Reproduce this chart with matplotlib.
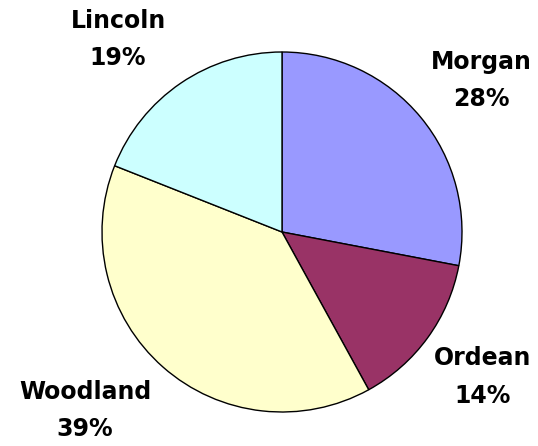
import matplotlib
matplotlib.use("Agg")
import matplotlib.pyplot as plt

labels = ["Morgan", "Ordean", "Woodland", "Lincoln"]
values = [28, 14, 39, 19]
colors = ["#9999FF", "#993366", "#FFFFCC", "#CCFFFF"]

W, H = 538, 446
fig = plt.figure(figsize=(W / 100, H / 100), dpi=100)
cx, cy, r = 282, 232, 180
ax = fig.add_axes([(cx - r) / W, (H - cy - r) / H, 2 * r / W, 2 * r / H])
ax.pie(values, colors=colors, startangle=90, counterclock=False,
       wedgeprops=dict(edgecolor="black", linewidth=1.0), radius=1.0)
ax.set_xlim(-1, 1)
ax.set_ylim(-1, 1)
ax.set_aspect("equal")
ax.axis("off")

label_pos = [(1.11, 0.84), (1.117, -0.806), (-1.094, -0.99), (-0.911, 1.07)]
for lab, v, (x, y) in zip(labels, values, label_pos):
    ax.text(x, y, f"{lab}\n{v}%", ha="center", va="center", fontsize=17,
            fontweight="bold", family="DejaVu Sans", linespacing=1.7,
            clip_on=False)

fig.savefig("out.png", dpi=100)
=-=-=
#### What the exercise asks:
Which lines contain the word "matplotlib"? Copy each one.

#### Final result:
Reproduce this chart with matplotlib.
import matplotlib
matplotlib.use("Agg")
import matplotlib.pyplot as plt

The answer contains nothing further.